▶ **Work instructions**: Can you output the material exactly as written, minus any pictures it holds?

[Start Data section]

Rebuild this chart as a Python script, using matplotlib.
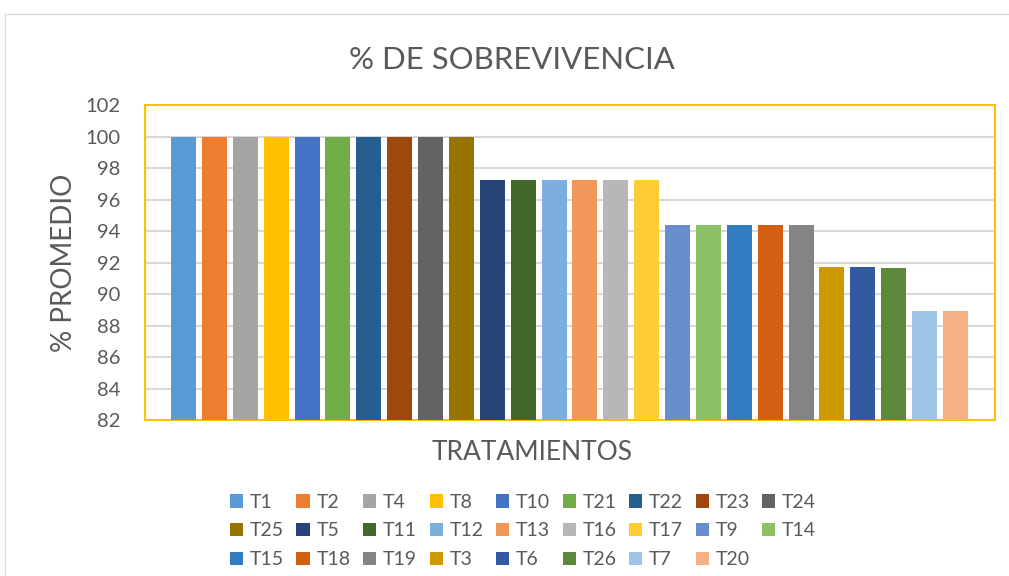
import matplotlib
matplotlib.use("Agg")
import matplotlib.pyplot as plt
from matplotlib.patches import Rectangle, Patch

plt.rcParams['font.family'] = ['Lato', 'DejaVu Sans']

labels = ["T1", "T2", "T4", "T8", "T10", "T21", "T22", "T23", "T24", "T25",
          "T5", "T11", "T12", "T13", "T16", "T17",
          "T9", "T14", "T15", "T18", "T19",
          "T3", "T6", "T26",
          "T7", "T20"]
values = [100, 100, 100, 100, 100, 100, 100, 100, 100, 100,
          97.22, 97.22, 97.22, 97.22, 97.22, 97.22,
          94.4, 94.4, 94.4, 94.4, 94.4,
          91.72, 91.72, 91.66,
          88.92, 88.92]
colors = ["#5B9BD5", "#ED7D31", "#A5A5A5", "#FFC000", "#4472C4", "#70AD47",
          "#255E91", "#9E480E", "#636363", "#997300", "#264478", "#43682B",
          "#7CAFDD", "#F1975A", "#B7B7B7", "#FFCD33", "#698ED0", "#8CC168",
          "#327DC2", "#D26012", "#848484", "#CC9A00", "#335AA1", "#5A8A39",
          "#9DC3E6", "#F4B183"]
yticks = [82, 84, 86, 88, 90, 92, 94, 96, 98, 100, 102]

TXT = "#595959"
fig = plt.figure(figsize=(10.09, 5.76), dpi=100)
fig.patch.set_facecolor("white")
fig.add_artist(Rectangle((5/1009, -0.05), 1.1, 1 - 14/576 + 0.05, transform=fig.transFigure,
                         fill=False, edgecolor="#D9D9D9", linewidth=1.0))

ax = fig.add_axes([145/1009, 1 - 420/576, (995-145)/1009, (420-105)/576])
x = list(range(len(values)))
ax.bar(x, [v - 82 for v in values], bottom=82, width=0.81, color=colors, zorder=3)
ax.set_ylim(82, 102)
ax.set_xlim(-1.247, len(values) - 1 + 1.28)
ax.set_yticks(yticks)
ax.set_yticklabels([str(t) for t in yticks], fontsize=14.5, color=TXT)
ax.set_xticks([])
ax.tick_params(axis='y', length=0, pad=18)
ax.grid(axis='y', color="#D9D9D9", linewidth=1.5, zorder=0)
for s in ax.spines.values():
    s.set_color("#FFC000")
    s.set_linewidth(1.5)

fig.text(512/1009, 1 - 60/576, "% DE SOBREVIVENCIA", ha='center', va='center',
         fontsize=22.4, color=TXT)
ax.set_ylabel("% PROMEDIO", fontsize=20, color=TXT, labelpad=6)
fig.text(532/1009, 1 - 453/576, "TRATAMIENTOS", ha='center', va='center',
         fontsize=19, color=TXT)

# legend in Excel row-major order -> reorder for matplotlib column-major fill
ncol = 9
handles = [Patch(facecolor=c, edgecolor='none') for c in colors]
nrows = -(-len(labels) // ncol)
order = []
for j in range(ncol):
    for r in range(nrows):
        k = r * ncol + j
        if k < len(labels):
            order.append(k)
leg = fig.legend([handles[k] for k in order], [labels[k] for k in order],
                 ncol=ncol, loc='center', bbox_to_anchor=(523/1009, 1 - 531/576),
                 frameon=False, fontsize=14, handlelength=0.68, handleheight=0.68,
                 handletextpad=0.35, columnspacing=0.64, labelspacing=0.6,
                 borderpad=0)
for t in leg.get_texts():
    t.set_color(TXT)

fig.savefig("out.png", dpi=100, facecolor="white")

[End Data section]

▶ **Solution to the exercise**:
Rebuild this chart as a Python script, using matplotlib.
import matplotlib
matplotlib.use("Agg")
import matplotlib.pyplot as plt
from matplotlib.patches import Rectangle, Patch

plt.rcParams['font.family'] = ['Lato', 'DejaVu Sans']

labels = ["T1", "T2", "T4", "T8", "T10", "T21", "T22", "T23", "T24", "T25",
          "T5", "T11", "T12", "T13", "T16", "T17",
          "T9", "T14", "T15", "T18", "T19",
          "T3", "T6", "T26",
          "T7", "T20"]
values = [100, 100, 100, 100, 100, 100, 100, 100, 100, 100,
          97.22, 97.22, 97.22, 97.22, 97.22, 97.22,
          94.4, 94.4, 94.4, 94.4, 94.4,
          91.72, 91.72, 91.66,
          88.92, 88.92]
colors = ["#5B9BD5", "#ED7D31", "#A5A5A5", "#FFC000", "#4472C4", "#70AD47",
          "#255E91", "#9E480E", "#636363", "#997300", "#264478", "#43682B",
          "#7CAFDD", "#F1975A", "#B7B7B7", "#FFCD33", "#698ED0", "#8CC168",
          "#327DC2", "#D26012", "#848484", "#CC9A00", "#335AA1", "#5A8A39",
          "#9DC3E6", "#F4B183"]
yticks = [82, 84, 86, 88, 90, 92, 94, 96, 98, 100, 102]

TXT = "#595959"
fig = plt.figure(figsize=(10.09, 5.76), dpi=100)
fig.patch.set_facecolor("white")
fig.add_artist(Rectangle((5/1009, -0.05), 1.1, 1 - 14/576 + 0.05, transform=fig.transFigure,
                         fill=False, edgecolor="#D9D9D9", linewidth=1.0))

ax = fig.add_axes([145/1009, 1 - 420/576, (995-145)/1009, (420-105)/576])
x = list(range(len(values)))
ax.bar(x, [v - 82 for v in values], bottom=82, width=0.81, color=colors, zorder=3)
ax.set_ylim(82, 102)
ax.set_xlim(-1.247, len(values) - 1 + 1.28)
ax.set_yticks(yticks)
ax.set_yticklabels([str(t) for t in yticks], fontsize=14.5, color=TXT)
ax.set_xticks([])
ax.tick_params(axis='y', length=0, pad=18)
ax.grid(axis='y', color="#D9D9D9", linewidth=1.5, zorder=0)
for s in ax.spines.values():
    s.set_color("#FFC000")
    s.set_linewidth(1.5)

fig.text(512/1009, 1 - 60/576, "% DE SOBREVIVENCIA", ha='center', va='center',
         fontsize=22.4, color=TXT)
ax.set_ylabel("% PROMEDIO", fontsize=20, color=TXT, labelpad=6)
fig.text(532/1009, 1 - 453/576, "TRATAMIENTOS", ha='center', va='center',
         fontsize=19, color=TXT)

# legend in Excel row-major order -> reorder for matplotlib column-major fill
ncol = 9
handles = [Patch(facecolor=c, edgecolor='none') for c in colors]
nrows = -(-len(labels) // ncol)
order = []
for j in range(ncol):
    for r in range(nrows):
        k = r * ncol + j
        if k < len(labels):
            order.append(k)
leg = fig.legend([handles[k] for k in order], [labels[k] for k in order],
                 ncol=ncol, loc='center', bbox_to_anchor=(523/1009, 1 - 531/576),
                 frameon=False, fontsize=14, handlelength=0.68, handleheight=0.68,
                 handletextpad=0.35, columnspacing=0.64, labelspacing=0.6,
                 borderpad=0)
for t in leg.get_texts():
    t.set_color(TXT)

fig.savefig("out.png", dpi=100, facecolor="white")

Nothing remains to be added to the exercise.